Exercise description:
Check every line in the records below for the word "this" and report how many have it, nothing more.

Data lines:
────────────────────────────────────────

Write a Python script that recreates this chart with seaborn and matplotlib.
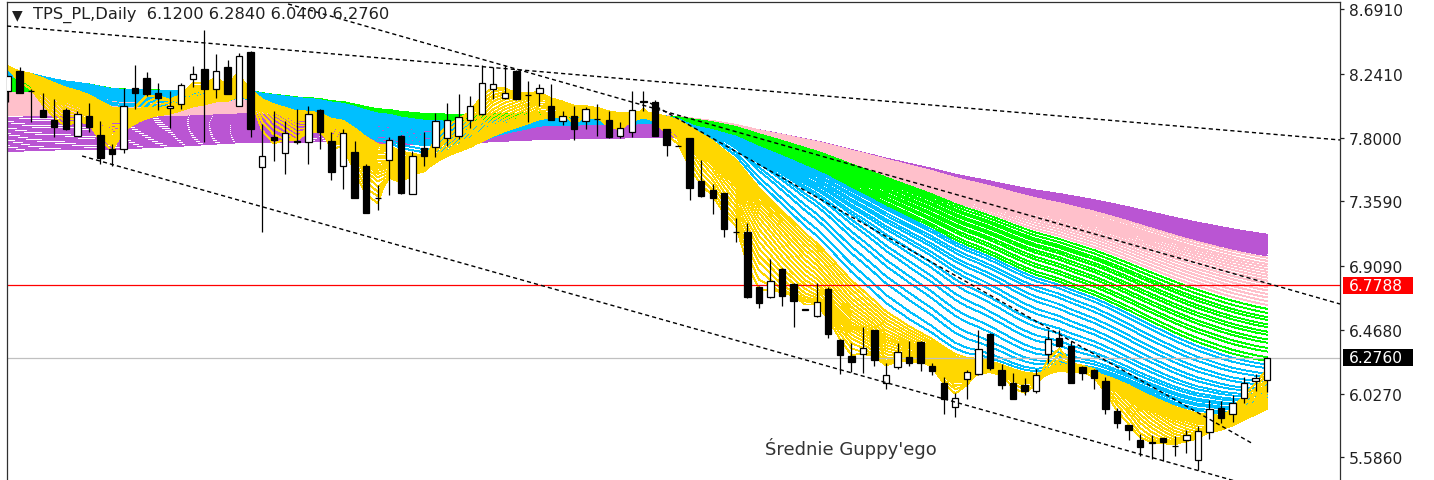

────────────────────────────────────────

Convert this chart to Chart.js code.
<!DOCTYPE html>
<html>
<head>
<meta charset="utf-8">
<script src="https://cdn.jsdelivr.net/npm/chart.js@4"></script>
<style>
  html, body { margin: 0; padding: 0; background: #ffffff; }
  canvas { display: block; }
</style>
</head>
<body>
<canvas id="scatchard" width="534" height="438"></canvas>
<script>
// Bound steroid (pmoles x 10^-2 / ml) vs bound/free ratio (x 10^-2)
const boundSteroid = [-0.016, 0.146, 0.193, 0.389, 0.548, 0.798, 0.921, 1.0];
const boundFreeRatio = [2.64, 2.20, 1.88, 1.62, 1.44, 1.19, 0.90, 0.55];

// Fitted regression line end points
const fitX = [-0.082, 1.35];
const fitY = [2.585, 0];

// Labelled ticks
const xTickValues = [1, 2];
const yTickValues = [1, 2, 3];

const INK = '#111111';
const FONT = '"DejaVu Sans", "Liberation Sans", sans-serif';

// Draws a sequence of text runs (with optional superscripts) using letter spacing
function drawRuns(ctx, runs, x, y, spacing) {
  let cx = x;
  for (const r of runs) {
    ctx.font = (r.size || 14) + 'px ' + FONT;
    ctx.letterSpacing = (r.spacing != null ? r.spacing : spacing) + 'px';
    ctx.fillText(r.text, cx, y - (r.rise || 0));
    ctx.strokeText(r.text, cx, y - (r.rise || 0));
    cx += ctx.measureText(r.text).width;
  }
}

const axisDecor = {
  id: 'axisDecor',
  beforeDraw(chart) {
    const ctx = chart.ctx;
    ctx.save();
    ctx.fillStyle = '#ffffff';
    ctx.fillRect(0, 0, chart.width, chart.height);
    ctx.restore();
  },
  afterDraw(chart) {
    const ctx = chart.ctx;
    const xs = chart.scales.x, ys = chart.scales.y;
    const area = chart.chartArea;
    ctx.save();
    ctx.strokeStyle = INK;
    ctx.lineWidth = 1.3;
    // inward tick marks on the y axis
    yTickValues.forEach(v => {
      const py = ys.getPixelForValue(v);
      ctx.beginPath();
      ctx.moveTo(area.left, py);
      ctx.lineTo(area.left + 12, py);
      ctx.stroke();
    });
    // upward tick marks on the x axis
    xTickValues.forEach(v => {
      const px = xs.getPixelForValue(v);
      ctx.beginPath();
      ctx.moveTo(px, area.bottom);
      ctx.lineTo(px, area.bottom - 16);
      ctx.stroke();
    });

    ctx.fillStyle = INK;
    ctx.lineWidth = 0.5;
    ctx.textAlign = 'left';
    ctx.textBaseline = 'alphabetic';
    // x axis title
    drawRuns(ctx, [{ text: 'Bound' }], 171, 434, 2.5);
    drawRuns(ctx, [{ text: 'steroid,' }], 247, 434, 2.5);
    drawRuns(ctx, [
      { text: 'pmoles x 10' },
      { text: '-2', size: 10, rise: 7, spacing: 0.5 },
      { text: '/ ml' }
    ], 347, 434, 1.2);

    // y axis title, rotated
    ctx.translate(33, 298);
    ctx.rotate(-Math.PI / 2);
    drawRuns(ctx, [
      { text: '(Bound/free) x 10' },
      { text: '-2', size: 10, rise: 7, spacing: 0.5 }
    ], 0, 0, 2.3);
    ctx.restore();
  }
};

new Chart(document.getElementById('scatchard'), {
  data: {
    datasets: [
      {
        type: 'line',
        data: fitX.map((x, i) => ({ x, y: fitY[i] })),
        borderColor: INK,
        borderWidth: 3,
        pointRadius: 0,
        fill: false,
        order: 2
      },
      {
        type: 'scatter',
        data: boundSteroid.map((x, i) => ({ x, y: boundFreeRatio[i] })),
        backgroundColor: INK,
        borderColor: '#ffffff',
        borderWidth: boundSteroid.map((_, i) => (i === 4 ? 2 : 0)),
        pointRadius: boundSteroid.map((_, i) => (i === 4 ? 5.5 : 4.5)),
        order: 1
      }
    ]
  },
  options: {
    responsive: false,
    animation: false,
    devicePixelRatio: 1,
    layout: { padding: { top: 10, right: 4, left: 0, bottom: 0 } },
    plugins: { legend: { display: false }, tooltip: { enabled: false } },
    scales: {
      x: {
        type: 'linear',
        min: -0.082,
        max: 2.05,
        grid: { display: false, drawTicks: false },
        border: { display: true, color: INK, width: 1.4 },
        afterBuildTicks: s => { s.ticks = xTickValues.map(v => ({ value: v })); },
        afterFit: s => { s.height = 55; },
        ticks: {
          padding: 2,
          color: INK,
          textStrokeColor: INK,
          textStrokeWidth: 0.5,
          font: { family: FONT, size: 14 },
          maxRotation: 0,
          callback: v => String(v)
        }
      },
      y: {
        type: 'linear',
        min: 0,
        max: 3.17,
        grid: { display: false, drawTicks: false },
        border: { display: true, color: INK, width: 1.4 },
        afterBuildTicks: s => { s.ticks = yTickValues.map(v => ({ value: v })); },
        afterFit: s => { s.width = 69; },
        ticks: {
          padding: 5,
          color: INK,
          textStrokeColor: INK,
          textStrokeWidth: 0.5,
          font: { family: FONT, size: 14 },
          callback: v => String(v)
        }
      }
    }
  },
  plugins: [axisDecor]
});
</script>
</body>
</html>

────────────────────────────────────────

Solution:
2